El gobierno se ha adjudicado por la fuerza el rumbo del conglomerado venezolano al haber dinamitado el equilibrio que es inherente a la división de los poderes. Este mantiene capturado el poder de las armas y manipula a quienes las manejan, se trate de fuerzas militares o de colectivos irregulares. Tiene la capacidad de actuar torcida e ilegalmente en cualquier terreno, porque no existe el menor respeto a los derechos ciudadanos ni moral alguna que los guíe. Ello ha traído como consecuencia una perversa situación en la que el conjunto de la oposición no puede hacer valer sus planteamientos, ni cuenta con una capacidad de negociación que sirva de contraparte al omnímodo accionar de la oficialidad.
Solo que a fuerza de pervertirse creciente y desvergonzadamente de cara al mundo que observa la realidad venezolana, las tropelías de los jefes del gobierno y sus adláteres han terminado por animar a buena parte de la comunidad internacional a detener los desafueros, pero sobre todo a forzar a quienes nos gobiernan a un retorno a la vía democrática.
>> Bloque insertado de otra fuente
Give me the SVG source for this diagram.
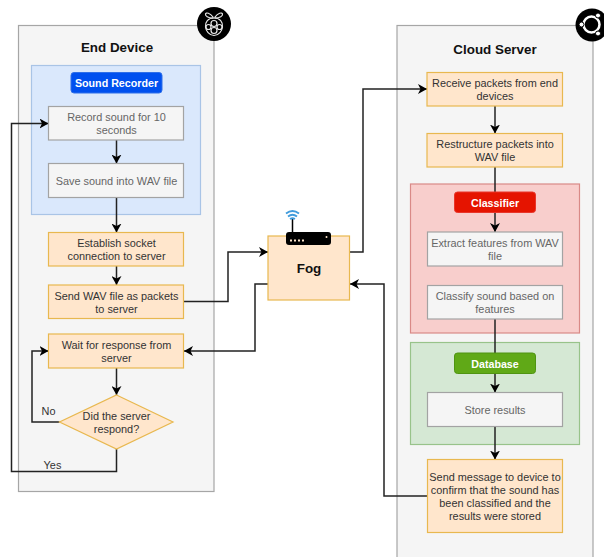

Ya no es solo lo llamativo de los montos involucrados en la corrupción pasmosa de las altas esferas ni el despilfarro vergonzoso de la riqueza del país. Ya no es solo la hambruna que aqueja a la mayor parte de la población, ni la inflación rampante que penaliza a todos en el territorio. Ya no es el dramático e indetenible estado de la salud pública que sacrifica a diario víctimas inocentes, sin que se permita orquestar ningún correctivo humanitario. Ya no es solo el contingente inmenso de venezolanos que huyen despavoridos abandonando familias, estudios y profesiones en busca de las oportunidades que allí son inexistentes y para protegerse de la violencia en que allí se desenvuelven a diario. Ya no es solo la inexistencia de libertades ni tampoco el tenor monstruoso de las torturas a los presos políticos lo que aterra a los observadores. Ya no es solo el visible grosero acaparamiento de todas las decisiones e instrumentos con que se administra una sociedad por parte de un pequeño grupo de líderes disfuncionales que no tienen más alternativas que mantenerse al frente de lo poco que va quedando de país.
Hay dos elementos vitales para la salud de las naciones que nos observan –la participación en el narcotráfico y la colaboración con el terrorismo– que han terminado por convencer a quienes gravitan seriamente en las decisiones y actuaciones internacionales de que Venezuela no puede continuar a la deriva.
Hemos sido motivo de observación y de debate, hemos sido objeto de condena en cuanta organización y foro internacional vela por el bienestar de las naciones. Y ya, en la etapa actual, estamos siendo penalizados por sanciones económicas de parte de nuestros vecinos y de parte de los más grandes del concierto universal, lo que terminará por hacer al país ingobernable de una manera que aún el gobierno no es capaz de imaginar.
Lo que hace unos meses parecía superfluo o accesorio –el rechazo abierto de la comunidad internacional al drama que hemos estado atravesando– se está irguiendo como una pieza clave del ajedrez que decidirá nuestra suerte. Los actores externos y, particularmente aquellos que se han negado a validar a una ilegal asamblea constituyente, le han puesto volumen mundial al conglomerado silente que sufre las consecuencias del criminal estado de cosas y han llamado la atención de quienes aún no se involucran, en relación con un estado de cosas que terminará por afectarlos.
De esta manera las cargas de las partes enfrentadas en el país tenderán a equilibrarse a favor de quienes se han sostenido en la batalla pro-democracia con un tesón y una entrega encomiable. El último capítulo no está escrito, pero la tinta la pondrán quienes menos imaginamos: el resto de las naciones del mundo que favorecen las libertades.